What it means to “support the moratorium” is dubious: On the one hand, death sentences can still be pursued by local DAs during a moratorium; on the other hand, candidates have no choice but to honor the statewide moratorium. Candidates expressing a willingness to support the moratorium are seemingly ready to punt this issue to Harrisburg and 2018, going along with the political winds. We don’t know how they would act in the absence of the current governor’s leadership, and deferring to the whim of Harrisburg allows the voters of suddenly-red Pennsylvania to determine the fates of overwhelmingly-blue Philadelphians.

Black and white

As for the other candidates asking you to trust their discretion in “extreme cases,” one of the most rigorous studies of the death penalty conducted by David Baldus and colleagues happens to have used data from Philadelphia. In summarizing its findings, the former executive director of the Death Penalty Information Center, Richard Dieter, Esq., noted that it was never restricted to “extreme cases.” Instead, it was pursued in cases where the evidence was less clear; in such cases, arbitrary extra-legal factors become more influential and “prosecutors and jurors have the most discretion on seeking and imposing the death penalty. And when discretion is more prevalent, race may more easily become the deciding factor in who lives and who dies.”

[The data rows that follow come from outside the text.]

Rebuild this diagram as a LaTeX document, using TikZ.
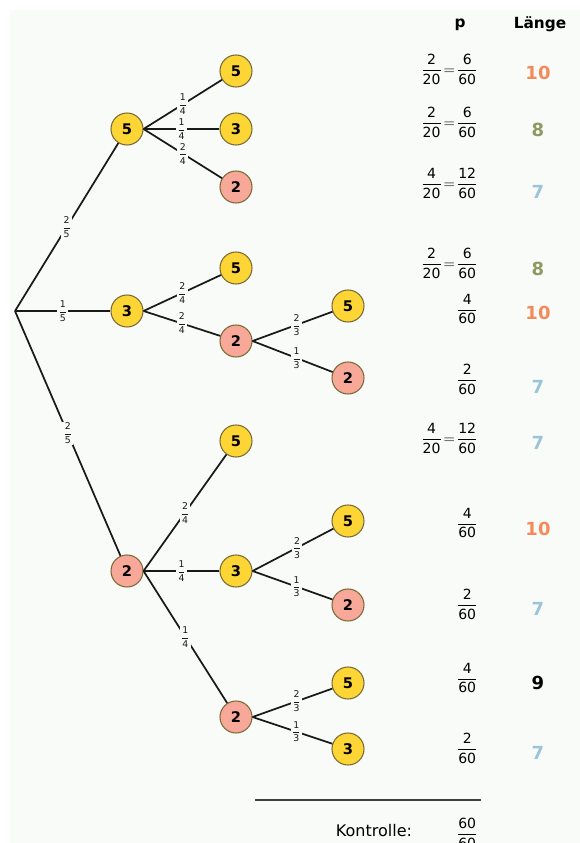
\documentclass[tikz,border=0pt]{standalone}
\usepackage{amsmath}
\usepackage{fontspec}
\setmainfont{DejaVu Sans}
\usetikzlibrary{positioning}

\definecolor{gelb}{HTML}{FDD535}
\definecolor{lachs}{HTML}{F8A898}
\definecolor{rand}{HTML}{7A6C35}
\definecolor{grund}{HTML}{F9FBF9}
\definecolor{zehn}{HTML}{F5895A}
\definecolor{acht}{HTML}{8E9A62}
\definecolor{sieben}{HTML}{9CC4D8}

\newcommand{\bruch}[2]{$\dfrac{\text{#1}}{\text{#2}}$}
\newcommand{\gleich}[4]{$\dfrac{\text{#1}}{\text{#2}}\!=\!\dfrac{\text{#3}}{\text{#4}}$}

\tikzset{
  kugel/.style={circle, draw=rand, line width=0.8pt, minimum size=24pt,
    inner sep=0pt, font=\fontsize{11}{12}\selectfont\bfseries},
  gelbkugel/.style={kugel, fill=gelb},
  lachskugel/.style={kugel, fill=lachs},
  ast/.style={line width=1.3pt, black!90},
  prob/.style={fill=grund, inner sep=0.6pt, font=\fontsize{7}{8}\selectfont},
  pwert/.style={anchor=east, inner sep=0pt, font=\fontsize{10.5}{12}\selectfont},
  laenge/.style={font=\fontsize{13.5}{15}\selectfont\bfseries},
}

\begin{document}
\begin{tikzpicture}[x=0.75pt,y=-0.75pt]
      % background
      \useasboundingbox (0,0) rectangle (580,843);
      \fill[grund] (10,10) rectangle (580,843);

      % tree nodes
      \coordinate (wurzel) at (15,311);
      \node[gelbkugel]  (n5)   at (127,129) {5};
      \node[gelbkugel]  (n3)   at (127,311) {3};
      \node[lachskugel] (n2)   at (127,571) {2};

      \node[gelbkugel]  (n55)  at (236,71)  {5};
      \node[gelbkugel]  (n53)  at (236,129) {3};
      \node[lachskugel] (n52)  at (236,187) {2};
      \node[gelbkugel]  (n35)  at (236,268) {5};
      \node[lachskugel] (n32)  at (236,341) {2};
      \node[gelbkugel]  (n25)  at (236,441) {5};
      \node[gelbkugel]  (n23)  at (236,571) {3};
      \node[lachskugel] (n22)  at (236,717) {2};

      \node[gelbkugel]  (n325) at (348,306) {5};
      \node[lachskugel] (n322) at (348,378) {2};
      \node[gelbkugel]  (n235) at (348,521) {5};
      \node[lachskugel] (n232) at (348,605) {2};
      \node[gelbkugel]  (n225) at (348,683) {5};
      \node[gelbkugel]  (n223) at (348,749) {3};

      % first draw
      \draw[ast] (wurzel) -- node[prob] {\bruch{2}{5}} (n5);
      \draw[ast] (wurzel) -- node[prob] {\bruch{1}{5}} (n3);
      \draw[ast] (wurzel) -- node[prob] {\bruch{2}{5}} (n2);

      % second draw
      \draw[ast] (n5.east) -- node[prob] {\bruch{1}{4}} (n55);
      \draw[ast] (n5.east) -- node[prob] {\bruch{1}{4}} (n53);
      \draw[ast] (n5.east) -- node[prob] {\bruch{2}{4}} (n52);
      \draw[ast] (n3.east) -- node[prob] {\bruch{2}{4}} (n35);
      \draw[ast] (n3.east) -- node[prob] {\bruch{2}{4}} (n32);
      \draw[ast] (n2.east) -- node[prob] {\bruch{2}{4}} (n25);
      \draw[ast] (n2.east) -- node[prob] {\bruch{1}{4}} (n23);
      \draw[ast] (n2.east) -- node[prob] {\bruch{1}{4}} (n22);

      % third draw
      \draw[ast] (n32.east) -- node[prob,pos=0.55] {\bruch{2}{3}} (n325);
      \draw[ast] (n32.east) -- node[prob,pos=0.55] {\bruch{1}{3}} (n322);
      \draw[ast] (n23.east) -- node[prob,pos=0.55] {\bruch{2}{3}} (n235);
      \draw[ast] (n23.east) -- node[prob,pos=0.55] {\bruch{1}{3}} (n232);
      \draw[ast] (n22.east) -- node[prob,pos=0.55] {\bruch{2}{3}} (n225);
      \draw[ast] (n22.east) -- node[prob,pos=0.55] {\bruch{1}{3}} (n223);

      % table head
      \node[font=\fontsize{11.5}{13}\selectfont\bfseries] (kopfp) at (460,25) {p};
      \node[font=\fontsize{11.5}{13}\selectfont\bfseries] (kopfl) at (540,24) {Länge};

      % probabilities
      \node[pwert] (p1)  at (478,69)  {\gleich{2}{20}{6}{60}};
      \node[pwert] (p2)  at (478,122) {\gleich{2}{20}{6}{60}};
      \node[pwert] (p3)  at (478,183) {\gleich{4}{20}{12}{60}};
      \node[pwert] (p4)  at (478,263) {\gleich{2}{20}{6}{60}};
      \node[pwert] (p5)  at (478,309) {\bruch{4}{60}};
      \node[pwert] (p6)  at (478,379) {\bruch{2}{60}};
      \node[pwert] (p7)  at (478,438) {\gleich{4}{20}{12}{60}};
      \node[pwert] (p8)  at (478,523) {\bruch{4}{60}};
      \node[pwert] (p9)  at (478,604) {\bruch{2}{60}};
      \node[pwert] (p10) at (478,678) {\bruch{4}{60}};
      \node[pwert] (p11) at (478,748) {\bruch{2}{60}};

      % lengths
      \foreach \y/\w/\c [count=\i] in {73/10/zehn, 130/8/acht, 192/7/sieben,
          269/8/acht, 313/10/zehn, 387/7/sieben, 443/7/sieben, 529/10/zehn,
          609/7/sieben, 683/9/black, 753/7/sieben}
        \node[laenge, text=\c] (l\i) at (538,\y) {\w};

      % check sum
      \coordinate (strichA) at (255,800);
      \coordinate (strichB) at (481,800);
      \draw[line width=1.2pt, black!75] (strichA) -- (strichB);
      \node[font=\fontsize{12}{14}\selectfont] (kontrolle) at (374,831) {Kontrolle:};
      \node[pwert] (summe) at (478,833) {\bruch{60}{60}};
    \end{tikzpicture}
\end{document}
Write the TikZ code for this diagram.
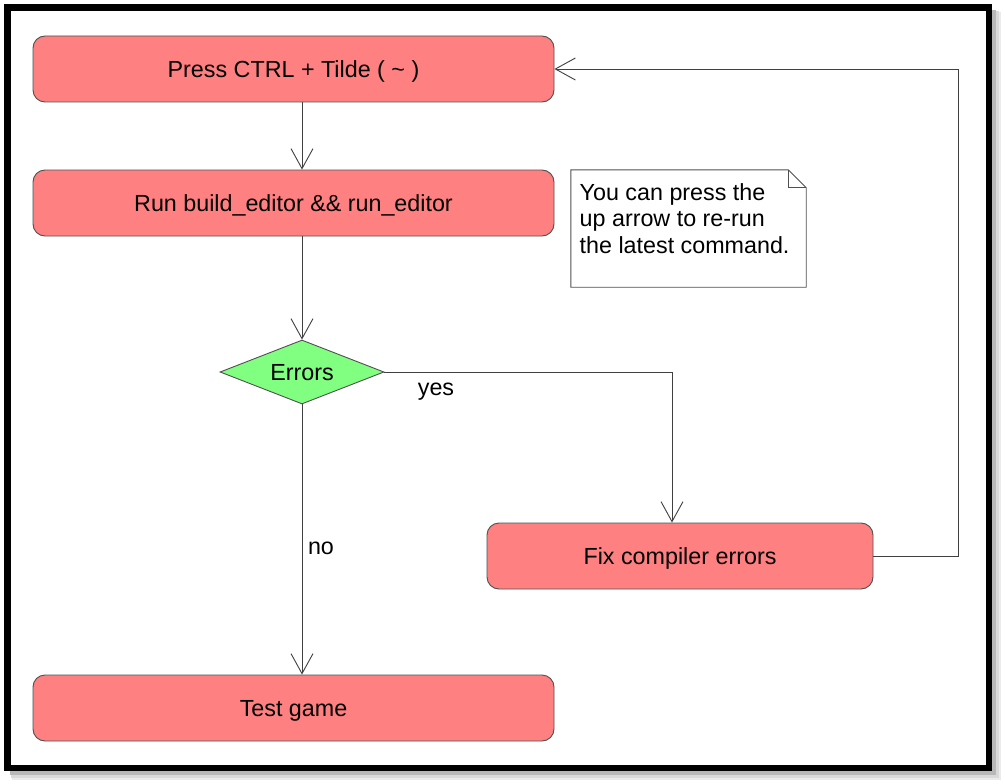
\documentclass[tikz,border=0pt]{standalone}
\usepackage{fontspec}
\setmainfont{Liberation Sans}
\usetikzlibrary{arrows.meta,shapes.geometric}
\definecolor{boxred}{HTML}{FF8080}
\definecolor{boxgreen}{HTML}{80FF80}
\definecolor{edge}{HTML}{505050}
\definecolor{wire}{HTML}{404040}
\tikzset{
  txt/.style={font=\fontsize{23.3}{26.8}\selectfont},
  stepbox/.style={txt, rectangle, rounded corners=12pt, draw=edge, line width=0.9pt, fill=boxred,
    minimum height=66pt, inner sep=0pt, text height=19pt, text depth=2pt},
  decide/.style={txt, diamond, draw=edge, line width=0.9pt, fill=boxgreen, minimum width=164pt,
    minimum height=64pt, inner sep=0pt, shape aspect=2.56, text height=18pt, text depth=2pt},
  arr/.style={draw=wire, line width=0.9pt, -{Straight Barb[length=20pt,width=22pt,line width=0.9pt]}},
  lbl/.style={txt, inner sep=0pt},
}
\begin{document}
\begin{tikzpicture}[x=1pt,y=-1pt]
\useasboundingbox (0,0) rectangle (1005,784);
% frame shadow
\fill[black!8] (12,12) rectangle (1001,780);
\fill[black!15] (11,11) rectangle (999,778);
\fill[black!28] (10,10) rectangle (996,775);
\fill[white, draw=black, line width=6.5pt] (7.5,7.5) rectangle (989,768);

\node[stepbox, minimum width=521pt] (press) at (293.5,69) {Press CTRL + Tilde ( \textasciitilde\ )};
\node[stepbox, minimum width=521pt] (run) at (293.5,203) {Run build\_editor \&\& run\_editor};
\node[decide] (err) at (302,372) {Errors};
\node[stepbox, minimum width=386pt] (fix) at (680,556) {Fix compiler errors};
\node[stepbox, minimum width=521pt] (test) at (293.5,708) {Test game};

% note
\node[rectangle, minimum width=235pt, minimum height=117pt, inner sep=0pt] (note) at (688.5,228.5) {};
\draw[draw=edge, line width=0.9pt, fill=white]
  (note.north west) -- ([xshift=-18pt]note.north east) -- ([yshift=-18pt]note.north east)
  -- (note.south east) -- (note.south west) -- cycle;
\draw[draw=edge, line width=0.9pt]
  ([xshift=-18pt]note.north east) -- ([xshift=-18pt,yshift=-18pt]note.north east) -- ([yshift=-18pt]note.north east);
\node[lbl, align=left, anchor=north west] (notetext) at (579.5,183)
  {You can press the\\up arrow to re-run\\the latest command.};

% connectors
\draw[arr] (press.south -| err) -- (run.north -| err);
\draw[arr] (run.south -| err) -- (err.north);
\draw[arr] (err.south) -- (test.north -| err);
\draw[arr] (err.east) -| ([xshift=-8pt]fix.north);
\draw[arr] (fix.east) -- ++(85,0) |- (press.east);

\node[lbl, anchor=base] (yes) at (436,395.7) {yes};
\node[lbl, anchor=base] (no) at (321,554.3) {no};
\end{tikzpicture}
\end{document}
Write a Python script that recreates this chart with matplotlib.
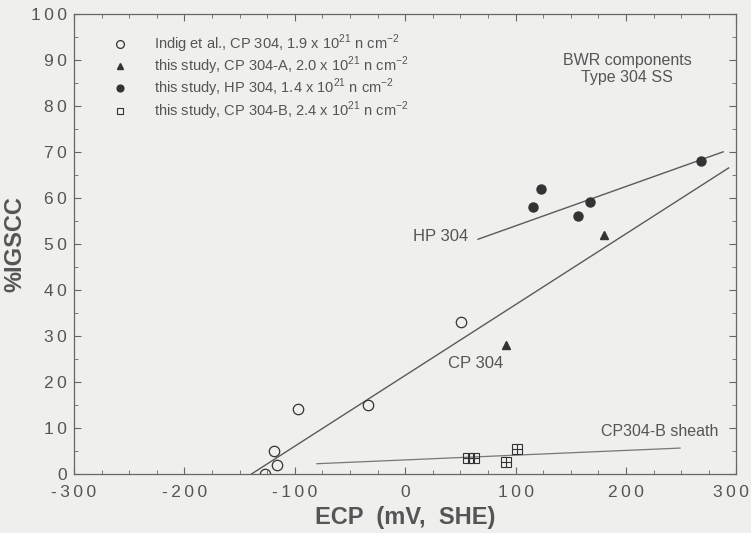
import numpy as np
import matplotlib.pyplot as plt
import matplotlib.transforms as mtransforms
from matplotlib.ticker import MultipleLocator, FuncFormatter

# Data (ECP in mV SHE, %IGSCC)
indig_ecp = [-127, -116, -119, -97, -34, 51]
indig_igscc = [0, 2, 5, 14, 15, 33]

cpa_ecp = [91, 180]
cpa_igscc = [28, 52]

hp_ecp = [116, 123, 157, 167, 268]
hp_igscc = [58, 62, 56, 59, 68]

cpb_ecp = [57, 62, 91, 101]
cpb_igscc = [3.5, 3.5, 2.5, 5.5]

# fitted trend lines (end points)
fit_cp_x = [-139, 293]
fit_cp_y = [0, 66.5]
fit_hp_x = [66, 288]
fit_hp_y = [51, 70]
fit_cpb_x = [-80, 249]
fit_cpb_y = [2.2, 5.6]

legend_labels = [
    r'Indig et al., CP 304, 1.9 x 10$^{21}$ n cm$^{-2}$',
    r'this study, CP 304-A, 2.0 x 10$^{21}$ n cm$^{-2}$',
    r'this study, HP 304, 1.4 x 10$^{21}$ n cm$^{-2}$',
    r'this study, CP 304-B, 2.4 x 10$^{21}$ n cm$^{-2}$',
]

plt.rcParams['font.family'] = ['Liberation Sans', 'DejaVu Sans']
plt.rcParams['mathtext.fontset'] = 'custom'
plt.rcParams['mathtext.rm'] = 'Liberation Sans'

bg = '#efefed'
ink = '#333333'
line_c = '#5a5a5a'
txt_c = '#555555'


def spaced(v, pos):
    # the scan's tick labels have very loose letter spacing
    s = '%d' % v
    return '\u2009'.join(s)


fig = plt.figure(figsize=(7.51, 5.33), dpi=100, facecolor=bg)
ax = fig.add_axes([0.0985, 0.111, 0.882, 0.863], facecolor=bg)

# trend lines
ax.plot(fit_cp_x, fit_cp_y, color=line_c, lw=1.0)
ax.plot(fit_hp_x, fit_hp_y, color=line_c, lw=1.0)
ax.plot(fit_cpb_x, fit_cpb_y, color='#777777', lw=0.9)

# data series
h1, = ax.plot(indig_ecp, indig_igscc, 'o', ms=7.5, mfc='none', mec=ink, mew=0.9, ls='none')
h2, = ax.plot(cpa_ecp, cpa_igscc, '^', ms=5.5, color=ink, ls='none')
h3, = ax.plot(hp_ecp, hp_igscc, 'o', ms=6.5, color=ink, ls='none')
h4, = ax.plot(cpb_ecp, cpb_igscc, marker='s', ms=6.5, mfc='none', mec=ink, mew=0.8, ls='none')
ax.plot(cpb_ecp, cpb_igscc, marker='+', ms=6.5, color=ink, mew=0.8, ls='none')

ax.legend([h1, h2, h3, h4], legend_labels, loc='upper left',
          bbox_to_anchor=(0.048, 0.972), frameon=False, fontsize=10.5,
          handlelength=1.2, handletextpad=1.7, labelspacing=0.0,
          labelcolor=txt_c, markerscale=0.75, borderaxespad=0)

# annotations
ax.text(7, 51.5, 'HP 304', fontsize=12, color=txt_c, ha='left', va='center')
ax.text(64, 24, 'CP 304', fontsize=12, color=txt_c, ha='center', va='center')
ax.text(284, 9.1, 'CP304-B sheath', fontsize=11.5, color=txt_c, ha='right', va='center')
ax.text(201, 88, 'BWR components\nType 304 SS', fontsize=11.5, color=txt_c,
        ha='center', va='center', linespacing=1.15)

ax.set_xlim(-300, 300)
ax.set_ylim(0, 100)
ax.xaxis.set_major_locator(MultipleLocator(100))
ax.xaxis.set_minor_locator(MultipleLocator(25))
ax.yaxis.set_major_locator(MultipleLocator(10))
ax.yaxis.set_minor_locator(MultipleLocator(5))
ax.xaxis.set_major_formatter(FuncFormatter(spaced))
ax.yaxis.set_major_formatter(FuncFormatter(spaced))
ax.tick_params(which='both', direction='in', top=True, right=True, color='#666666')
ax.tick_params(which='major', length=5, labelsize=12.5, labelcolor=txt_c)
ax.tick_params(axis='x', which='major', pad=8)
ax.tick_params(axis='y', which='major', pad=5)
ax.tick_params(which='minor', length=3)
for s in ax.spines.values():
    s.set_color('#666666')
    s.set_linewidth(0.9)

ax.set_xlabel('ECP  (mV,  SHE)', fontsize=17, fontweight='bold', color=txt_c, labelpad=4)
ax.set_ylabel('%IGSCC', fontsize=17, fontweight='bold', color=txt_c, labelpad=3)

# nudge the last x label in so it stays inside the figure
fig.canvas.draw()
last = ax.xaxis.get_major_ticks()[-1].label1
for t in ax.xaxis.get_major_ticks():
    if t.get_loc() == 300:
        last = t.label1
last.set_transform(last.get_transform() +
                   mtransforms.ScaledTranslation(-4 / 72, 0, fig.dpi_scale_trans))

fig.savefig('out.png', dpi=100, facecolor=bg)
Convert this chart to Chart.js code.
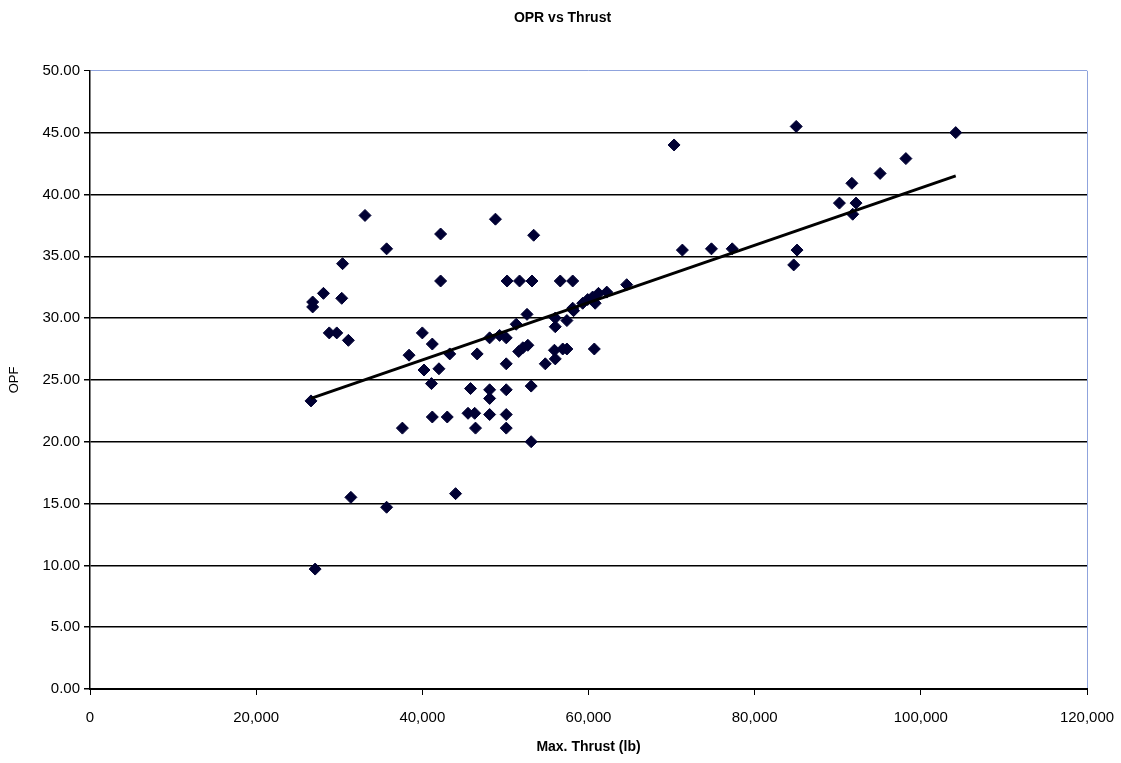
<!DOCTYPE html>
<html>
<head>
<meta charset="utf-8">
<title>OPR vs Thrust</title>
<script src="https://cdn.jsdelivr.net/npm/chart.js@4.4.1/dist/chart.umd.min.js"></script>
<style>
  body { margin: 0; background: #fff; }
  #wrap { width: 1121px; height: 763px; }
</style>
</head>
<body>
<div id="wrap"><canvas id="myChart" width="1121" height="763"></canvas></div>
<script>
// max thrust (lb) and OPR
let thrust = [26800, 26800, 26600, 27100, 28100, 28800, 29700, 30400, 30300, 31100,
              31400, 33100, 35700, 35700, 37600, 38400, 40000, 40200, 41200, 41100,
              41200, 42000, 42200, 42200, 43000, 43300, 44000, 45800, 45500, 46300,
              46400, 46600, 48100, 48100, 48100, 48100, 48800, 49300, 50100, 50200,
              50100, 50100, 50100, 50100, 51300, 51700, 51600, 52100, 52700, 52600,
              53100, 53100, 53200, 53400, 54800, 55900, 56000, 56000, 56000, 56600,
              56900, 57400, 57400, 58100, 58100, 58200, 59300, 59900, 60500, 60800,
              61200, 60700, 62200, 64600, 70300, 71300, 74800, 77300, 85000, 85100,
              84700, 90200, 91700, 92200, 91800, 95100, 98200, 104200];
let opr = [31.3, 30.9, 23.3, 9.7, 32.0, 28.8, 28.8, 34.4, 31.6, 28.2,
           15.5, 38.3, 35.6, 14.7, 21.1, 27.0, 28.8, 25.8, 27.9, 24.7,
           22.0, 25.9, 36.8, 33.0, 22.0, 27.1, 15.8, 24.3, 22.3, 22.3,
           21.1, 27.1, 28.4, 24.2, 23.5, 22.2, 38.0, 28.6, 28.4, 33.0,
           26.3, 24.2, 22.2, 21.1, 29.5, 33.0, 27.3, 27.6, 27.8, 30.3,
           20.0, 24.5, 33.0, 36.7, 26.3, 27.4, 26.7, 30.0, 29.3, 33.0,
           27.5, 27.5, 29.8, 33.0, 30.8, 30.6, 31.2, 31.5, 31.7, 31.2,
           32.0, 27.5, 32.1, 32.7, 44.0, 35.5, 35.6, 35.6, 45.5, 35.5,
           34.3, 39.3, 40.9, 39.3, 38.4, 41.7, 42.9, 45.0];
// linear trendline end points
let trendThrust = [26600, 104200];
let trendOpr = [23.5, 41.5];

let points = thrust.map((t, i) => ({x: t, y: opr[i]}));
let trend = trendThrust.map((t, i) => ({x: t, y: trendOpr[i]}));

let font = "'Liberation Sans', Arial, sans-serif";

let ctx = document.getElementById('myChart').getContext('2d');
let chart = new Chart(ctx, {
    type: 'scatter',
    data: {
        datasets: [{
            label: 'OPR',
            data: points,
            pointStyle: 'rectRot',
            pointRadius: 6,
            backgroundColor: '#000033',
            borderColor: '#000033',
            borderWidth: 1,
            order: 2
        }, {
            label: 'Linear',
            data: trend,
            showLine: true,
            pointRadius: 0,
            borderColor: '#000',
            borderWidth: 3,
            order: 1
        }]
    },
    options: {
        responsive: false,
        animation: false,
        layout: { padding: { left: 38, right: 34, top: 0, bottom: 0 } },
        plugins: {
            legend: { display: false },
            tooltip: { enabled: false },
            title: {
                display: true,
                text: 'OPR vs Thrust',
                color: '#000',
                font: { family: font, size: 14, weight: 'bold' },
                padding: { top: 10, bottom: 44 }
            }
        },
        scales: {
            x: {
                type: 'linear',
                min: 0,
                max: 120000,
                afterFit: s => { s.height = 74; s.paddingLeft = 0; s.paddingRight = 0; },
                ticks: {
                    stepSize: 20000,
                    color: '#000',
                    padding: 14,
                    maxRotation: 0,
                    font: { family: font, size: 15 },
                    callback: v => v.toLocaleString('en-US')
                },
                grid: {
                    drawOnChartArea: true,
                    color: c => c.tick && c.tick.value === 120000 ? '#8fa3dd' : 'rgba(0,0,0,0)',
                    lineWidth: 1,
                    tickColor: '#000',
                    tickLength: 6
                },
                border: { color: '#000', width: 2 },
                title: {
                    display: true,
                    text: 'Max. Thrust (lb)',
                    color: '#000',
                    font: { family: font, size: 14, weight: 'bold' },
                    padding: { top: 0, bottom: 7 }
                }
            },
            y: {
                min: 0,
                max: 50,
                afterFit: s => { s.width = 52; },
                ticks: {
                    stepSize: 5,
                    color: '#000',
                    padding: 4,
                    font: { family: font, size: 15 },
                    callback: v => v.toFixed(2)
                },
                grid: {
                    color: c => c.tick && c.tick.value === 50 ? '#8fa3dd' : '#000',
                    lineWidth: c => c.tick && c.tick.value === 50 ? 1 : 1.5,
                    tickColor: '#000',
                    tickLength: 6
                },
                border: { color: '#000', width: 1.5 },
                title: {
                    display: true,
                    text: 'OPF',
                    color: '#000',
                    font: { family: font, size: 13 },
                    padding: { top: -31, bottom: 0 }
                }
            }
        }
    }
});
</script>
</body>
</html>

To date, prosecutors have not been selective in seeking the death penalty in Philadelphia. As a result, Philadelphians account for roughly 36 percent of Pennsylvania’s death row, and black men from Philadelphia — who represent less than 3 percent of the population of Pennsylvania — comprise 30 percent of those on Pennsylvania’s death row (53 of 173 as of March 1, 2017).

Alternatives to death include long-term and life sentences, and not seeking the death penalty would save the Office of the District Attorney resources that could be used to support other efforts, i.e., those candidates have been speaking about on the campaign trail. In effect, vowing to pursue the death penalty undercuts one’s ability to fulfill other campaign promises.

The good news for those opposed to the death penalty is that more candidates now seem to feel the same way. Some have been consistent in their position against the death penalty, and others have not. Voters supporting the abolition of capital punishment for Philadelphians, and reform more generally, must decide who is likeliest to implement this profound change to our criminal justice system, and what other issues they are most capable of addressing through moral conviction and demonstrated capacity to support opposition to the status quo.

Being anything but crystal clear about one’s position on the death penalty is problematic, and might reflect the potential for inconsistencies in less tendentious areas. Therefore, a comparative consideration of their statements over time should be relevant to the May 16 primary.

Oren M. Gur, PhD, is an assistant professor of criminal justice at Penn State Abington, where he co-taught a class called “Death Penalty and Juvenile Life Without Parole” this spring. His research on the death penalty has focused on its historical application to those who were young adults when they committed the crime for which they were executed in the U.S.